Humanity will not be truly civilised until people of all genders enjoy equal rights and equal economic opportunity. Some countries are approaching this goal, but none has attained it fully.
Women generally enjoy fewer freedoms and rights than men: their condition varies across the globe but women generally earn less than men, have poorer job security and have less access to the upper levels of political and corporate power. Much of the work that women do, including child rearing, maintaining family sustenance and shelter, and agricultural labour, goes unpaid although it is essential to the global economy.
An estimated one-third of all women suffer some kind of physical or sexual abuse, and in many countries injustices against women are entrenched in law. But men can also be victims of domestic violence. They are twice as likely to die from violence, and they are more than four times as likely to commit suicide.
The UN’s Sustainable Development Goals (SDGs) include promoting gender equality, empowering women and improving maternal health. As well as advancing the wellbeing of all human beings, these goals are crucial prerequisites for eradicating extreme poverty.

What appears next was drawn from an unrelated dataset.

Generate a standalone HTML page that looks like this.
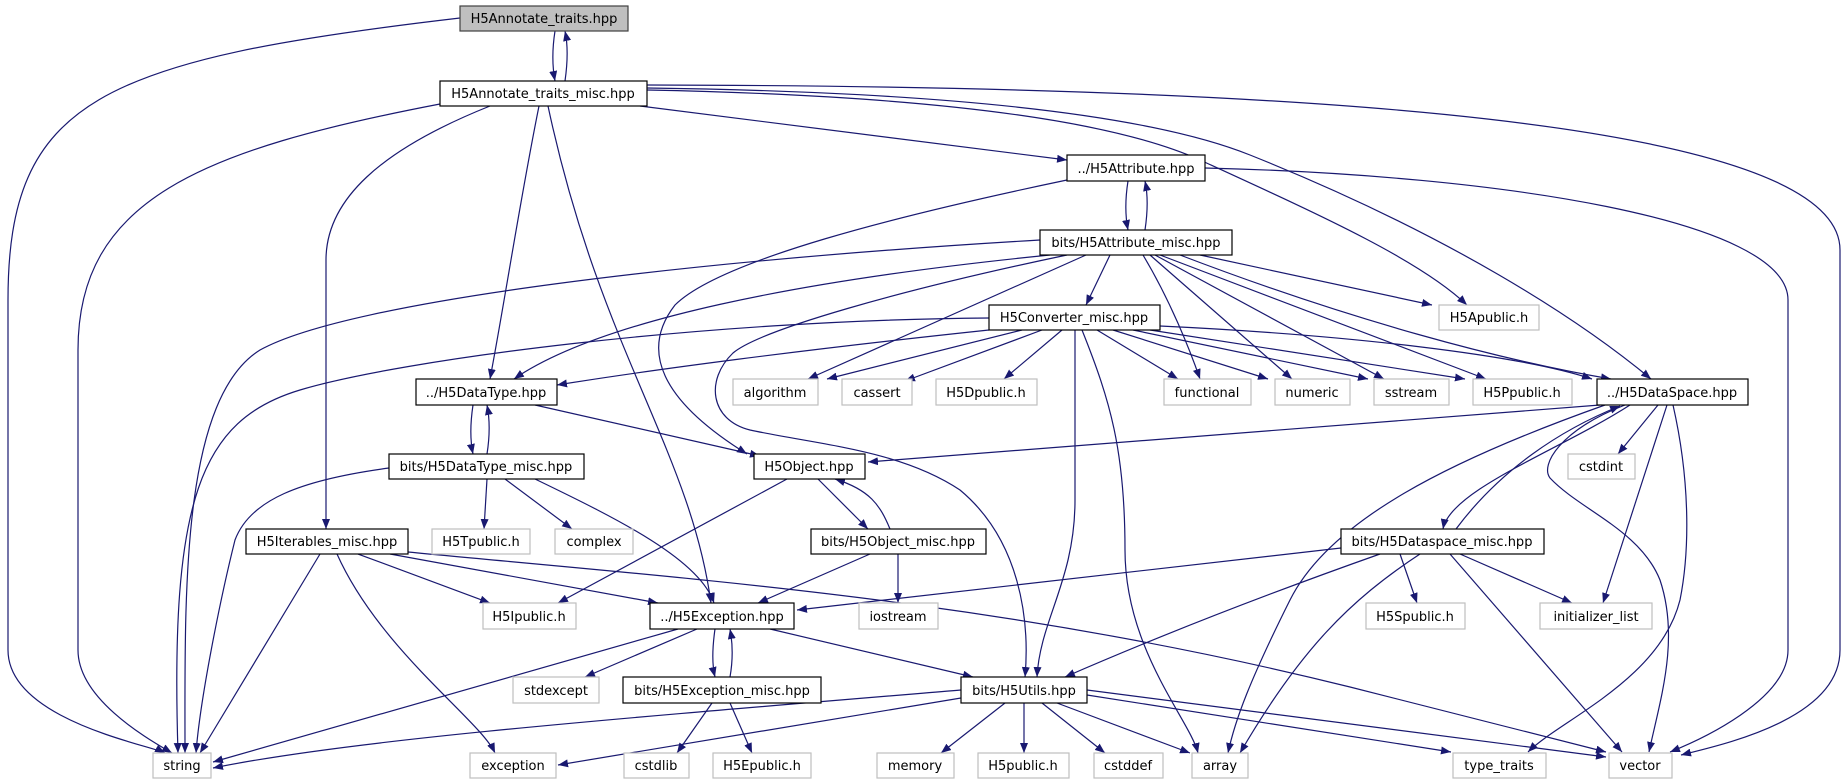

More girls are now attending school, the literacy gap has narrowed and women’s representation in parliaments is increasing. But much remains to be done if the SDGs are to be achieved.
The Australian-hosted International Women’s Development Agency (IWDA) is the only Australian development organisation entirely focussed on women’s rights and gender equality. IWDA’s vision is for a just, equitable and sustainable world where women have a powerful voice; it works in partnership to create positive change across Asia and the Pacific. IWDA has three key themes: women’s power, women’s money and women’s security.